- **REQUEST**
Pull out each line of the data that includes the word "matplotlib".

-- start of INFORMATION SHOWN --

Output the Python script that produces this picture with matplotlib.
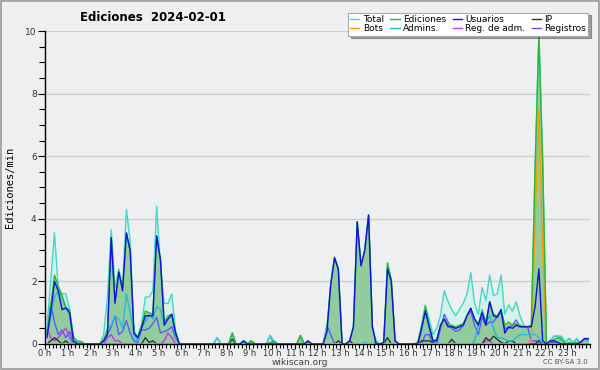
import numpy as np
import matplotlib
matplotlib.use("Agg")
import matplotlib.pyplot as plt
from matplotlib.patches import Rectangle
from matplotlib.ticker import MultipleLocator

# edits per minute, one value every 10 minutes (144 per day)
total = [
    0.5, 2.0, 3.55, 1.8, 1.6, 1.6, 1.1, 0.15, 0.1, 0.08, 0, 0,
    0, 0, 0, 0.3, 1.5, 3.65, 1.8, 2.4, 1.8, 4.3, 3.3, 0.4,
    0.25, 0.6, 1.5, 1.5, 1.7, 4.4, 2.5, 1.3, 1.3, 1.6, 0.4, 0,
    0, 0, 0, 0, 0, 0, 0, 0, 0, 0.2, 0, 0,
    0, 0.35, 0, 0, 0.1, 0, 0.1, 0, 0, 0, 0, 0.27,
    0.1, 0, 0, 0, 0, 0, 0, 0.27, 0, 0.1, 0, 0,
    0, 0, 0.6, 1.9, 2.77, 2.4, 0, 0, 0.1, 0.55, 3.9, 2.5,
    3.0, 4.12, 0.55, 0.1, 0, 0.05, 2.6, 2.05, 0.1, 0, 0, 0,
    0, 0, 0.05, 0.6, 1.25, 0.8, 0.3, 0.5, 0.9, 1.7, 1.35, 1.1,
    0.9, 1.1, 1.3, 1.6, 2.28, 1.3, 0.95, 1.8, 1.4, 2.2, 1.55, 1.6,
    2.2, 0.95, 1.25, 1.05, 1.35, 0.9, 0.6, 0.55, 0.6, 5.7, 10.0, 5.9,
    0.05, 0.1, 0.25, 0.25, 0.25, 0.05, 0.18, 0.05, 0.18, 0.05, 0.18, 0.18,
]
ediciones = [
    0.3, 1.2, 2.2, 1.85, 1.55, 1.15, 1.1, 0.25, 0.08, 0.08, 0, 0,
    0, 0, 0, 0.15, 0.4, 3.4, 1.4, 2.3, 1.8, 3.55, 3.0, 0.35,
    0.2, 0.6, 1.05, 1.0, 0.95, 3.45, 2.7, 0.7, 0.9, 0.95, 0.4, 0,
    0, 0, 0, 0, 0, 0, 0, 0, 0, 0, 0, 0,
    0, 0.35, 0, 0, 0.05, 0, 0.1, 0, 0, 0, 0, 0.05,
    0.08, 0, 0, 0, 0, 0, 0, 0.27, 0, 0.05, 0, 0,
    0, 0, 0.4, 1.9, 2.77, 2.4, 0, 0, 0.1, 0.55, 3.9, 2.5,
    3.0, 4.12, 0.55, 0, 0, 0.05, 2.58, 2.05, 0.1, 0, 0, 0,
    0, 0, 0.05, 0.55, 1.2, 0.6, 0.1, 0.15, 0.6, 0.8, 0.6, 0.6,
    0.55, 0.6, 0.65, 0.9, 1.14, 0.8, 0.65, 1.0, 0.7, 1.35, 0.95, 0.9,
    1.1, 0.6, 0.7, 0.6, 0.65, 0.6, 0.55, 0.55, 0.6, 5.6, 9.8, 5.8,
    0, 0.05, 0.15, 0.2, 0.15, 0, 0.05, 0, 0.05, 0.05, 0.15, 0.15,
]
usuarios = [
    0.2, 1.0, 2.0, 1.7, 1.1, 1.15, 1.0, 0.1, 0, 0, 0, 0,
    0, 0, 0, 0.1, 0.3, 3.4, 1.3, 2.3, 1.7, 3.55, 3.0, 0.35,
    0.2, 0.5, 0.9, 0.9, 0.9, 3.45, 2.7, 0.6, 0.8, 0.95, 0.35, 0,
    0, 0, 0, 0, 0, 0, 0, 0, 0, 0, 0, 0,
    0, 0, 0, 0, 0.1, 0, 0, 0, 0, 0, 0, 0,
    0, 0, 0, 0, 0, 0, 0, 0, 0, 0.1, 0, 0,
    0, 0, 0.4, 1.9, 2.75, 2.4, 0, 0, 0.1, 0.55, 3.9, 2.5,
    3.0, 4.12, 0.55, 0, 0, 0.05, 2.4, 2.0, 0.1, 0, 0, 0,
    0, 0, 0, 0.5, 1.05, 0.55, 0.1, 0.1, 0.6, 0.8, 0.55, 0.55,
    0.5, 0.55, 0.6, 0.9, 1.14, 0.8, 0.6, 1.0, 0.6, 1.35, 0.9, 0.85,
    1.1, 0.35, 0.55, 0.5, 0.6, 0.55, 0.55, 0.55, 0.55, 1.2, 2.4, 0.1,
    0, 0.1, 0.1, 0.05, 0, 0, 0, 0, 0, 0.05, 0.17, 0.17,
]
ip = [
    0, 0.1, 0.2, 0.1, 0, 0.1, 0, 0, 0, 0, 0, 0,
    0, 0, 0, 0, 0, 0, 0, 0, 0, 0, 0, 0,
    0, 0, 0.2, 0.05, 0.1, 0, 0, 0, 0, 0, 0, 0,
    0, 0, 0, 0, 0, 0, 0, 0, 0, 0, 0, 0,
    0, 0.15, 0, 0, 0, 0, 0.1, 0, 0, 0, 0, 0,
    0, 0, 0, 0, 0, 0, 0, 0.27, 0, 0, 0, 0,
    0, 0, 0, 0, 0, 0.1, 0, 0, 0.1, 0, 0, 0,
    0, 0, 0, 0, 0, 0, 0.2, 0, 0, 0, 0, 0,
    0, 0, 0, 0.1, 0.1, 0.1, 0.05, 0, 0, 0, 0, 0.15,
    0, 0, 0, 0, 0, 0, 0, 0, 0.2, 0.1, 0.25, 0.15,
    0.05, 0, 0.1, 0.1, 0, 0, 0, 0, 0, 0, 0.1, 0,
    0, 0, 0, 0, 0, 0, 0, 0, 0, 0, 0, 0,
]
bots = [0] * 128 + [0.1, 3.9, 7.5, 2.9] + [0] * 12
admins = [
    0.3, 0.9, 1.5, 1.7, 1.5, 1.2, 0.9, 0.1, 0.05, 0, 0, 0,
    0, 0, 0, 0.1, 0.5, 0.6, 0.9, 0.8, 0.5, 1.6, 1.0, 0.3,
    0.1, 0.5, 0.7, 0.95, 0.8, 1.2, 1.1, 0.6, 0.8, 0.95, 0.25, 0,
    0, 0, 0, 0, 0, 0, 0, 0, 0, 0, 0, 0,
    0, 0, 0, 0, 0, 0, 0, 0, 0, 0, 0, 0,
    0.1, 0, 0, 0, 0, 0, 0, 0, 0, 0, 0, 0,
    0, 0, 0, 0, 0, 0, 0, 0, 0, 0, 0, 0,
    0.05, 0, 0, 0.1, 0, 0, 0, 0, 0, 0, 0, 0,
    0, 0, 0, 0.4, 1.1, 0.6, 0.1, 0, 0, 0, 0, 0,
    0, 0, 0, 0, 0, 0.1, 0.6, 1.1, 0.7, 0.9, 0.5, 0.2,
    0.2, 0.15, 0.1, 0.1, 0.2, 0.3, 0.3, 0.3, 0.3, 0.3, 0.2, 0,
    0, 0.1, 0.25, 0.25, 0.2, 0.05, 0.18, 0, 0.15, 0.05, 0.15, 0.1,
]
reg_adm = [
    0.5, 0.2, 0.1, 0.2, 0.35, 0.5, 0.2, 0, 0, 0, 0, 0,
    0, 0, 0, 0, 0.2, 0.3, 0.1, 0.1, 0, 0, 0, 0,
    0, 0, 0, 0, 0, 0, 0, 0.1, 0.35, 0.2, 0, 0,
] + [0] * 80 + [0.1, 0.1] + [0] * 10 + [0.1, 0.1] + [0] * 14
registros = [
    0.4, 1.3, 0.7, 0.3, 0.45, 0.2, 0.4, 0, 0, 0, 0, 0,
    0, 0, 0, 0.1, 0.3, 0.55, 0.9, 0.3, 0.4, 0.75, 0.35, 0.1,
    0.05, 0.45, 0.45, 0.5, 0.65, 0.85, 0.35, 0.4, 0.45, 0.55, 0.2, 0,
    0, 0, 0, 0, 0, 0, 0, 0, 0, 0.2, 0, 0,
    0, 0, 0, 0, 0.1, 0, 0, 0, 0, 0, 0, 0.27,
    0, 0, 0, 0, 0, 0, 0, 0, 0, 0, 0, 0,
    0, 0, 0.6, 0.3, 0, 0, 0, 0, 0, 0, 0, 0,
    0, 0, 0, 0, 0, 0, 0, 0, 0, 0, 0, 0,
    0, 0, 0, 0, 0.3, 0.3, 0, 0, 0.5, 0.95, 0.7, 0.5,
    0.4, 0.45, 0.6, 0.9, 1.05, 0.6, 0.3, 0.85, 0.6, 0.7, 0.7, 0.9,
    1.0, 0.5, 0.5, 0.6, 0.77, 0.55, 0.55, 0.55, 0.1, 0.1, 0.1, 0,
    0, 0.05, 0.05, 0, 0, 0, 0, 0, 0, 0, 0, 0,
]
hour_labels = [str(h) + " h" for h in range(24)]

hours = (np.arange(len(total)) + 0.5) / 6.0
bg = "#eeeff1"

fig = plt.figure(figsize=(6, 3.7), dpi=100, facecolor=bg)
ax = fig.add_axes([0.075, 0.0703, 0.9083, 0.8459], facecolor=bg)

# filled areas first, lines on top
ax.fill_between(hours, total, color="#d6f1ea", lw=0, zorder=1)
ax.fill_between(hours, ediciones, color="#8fca98", alpha=0.95, lw=0, zorder=2)

lines = {}
lines["Registros"] = ax.plot(hours, registros, color="#5a5aff", lw=1.0, zorder=3)[0]
lines["Reg. de adm."] = ax.plot(hours, reg_adm, color="#cc33ee", lw=1.0, zorder=3)[0]
lines["IP"] = ax.plot(hours, ip, color="#333333", lw=1.0, zorder=3)[0]
lines["Admins."] = ax.plot(hours, admins, color="#22bbdd", lw=1.0, zorder=4)[0]
lines["Total"] = ax.plot(hours, total, color="#40d8c8", lw=1.0, zorder=4)[0]
lines["Bots"] = ax.plot(hours, bots, color="#ff9900", lw=1.0, zorder=5)[0]
lines["Ediciones"] = ax.plot(hours, ediciones, color="#2eb82e", lw=1.0, zorder=5)[0]
lines["Usuarios"] = ax.plot(hours, usuarios, color="#1010e0", lw=1.0, zorder=6)[0]

ax.set_xlim(0, 24)
ax.set_ylim(0, 10)
ax.set_xticks(range(24))
ax.set_xticklabels(hour_labels)
ax.xaxis.set_minor_locator(MultipleLocator(1 / 6))
ax.yaxis.set_major_locator(MultipleLocator(2))
ax.yaxis.set_minor_locator(MultipleLocator(0.5))
ax.tick_params(axis="y", which="major", labelsize=6.5, length=5, width=0.8,
               labelcolor="#333333", pad=1)
ax.tick_params(axis="y", which="minor", length=4, width=0.8)
ax.tick_params(axis="x", which="major", labelsize=6, length=3.5, width=0.8,
               labelcolor="#333333", pad=0)
ax.tick_params(axis="x", which="minor", length=3, width=0.8)
ax.grid(axis="y", color="#cccccc", lw=0.9, zorder=0)
for s in ["top", "right"]:
    ax.spines[s].set_visible(False)
ax.spines["left"].set_linewidth(1.0)
ax.spines["bottom"].set_linewidth(1.0)

ax.set_ylabel("Ediciones/min", family="DejaVu Sans Mono", fontsize=7.5, labelpad=7)
fig.text(0.255, 0.953, "Ediciones  2024-02-01", ha="center", va="center",
         fontsize=8.5, fontweight="bold")

# legend, filled column by column
order = ["Total", "Bots", "Ediciones", "Admins.", "Usuarios", "Reg. de adm.", "IP", "Registros"]
leg = fig.legend([lines[k] for k in order], order, ncol=4, loc="upper right",
                 bbox_to_anchor=(0.988, 0.978), fontsize=6.5, frameon=True,
                 fancybox=False, shadow=True, edgecolor="#aaaaaa",
                 handlelength=1.0, handletextpad=0.4, columnspacing=0.7,
                 labelspacing=0.05, borderpad=0.25)
leg.get_frame().set_linewidth(0.8)

fig.text(0.5, 0.021, "wikiscan.org", ha="center", va="center", fontsize=6.5, color="#444444")
fig.text(0.942, 0.021, "CC BY-SA 3.0", ha="center", va="center", fontsize=5, color="#555555")

# thin frame around the whole image
fig.patches.append(Rectangle((0.002, 0.003), 0.996, 0.994, transform=fig.transFigure,
                             fill=False, edgecolor="#999999", lw=1.2))

fig.savefig("out.png", dpi=100, facecolor=bg)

-- end of INFORMATION SHOWN --

- **SOLUTION TO THIS PROBLEM**
Output the Python script that produces this picture with matplotlib.
import matplotlib
matplotlib.use("Agg")
import matplotlib.pyplot as plt
from matplotlib.patches import Rectangle
from matplotlib.ticker import MultipleLocator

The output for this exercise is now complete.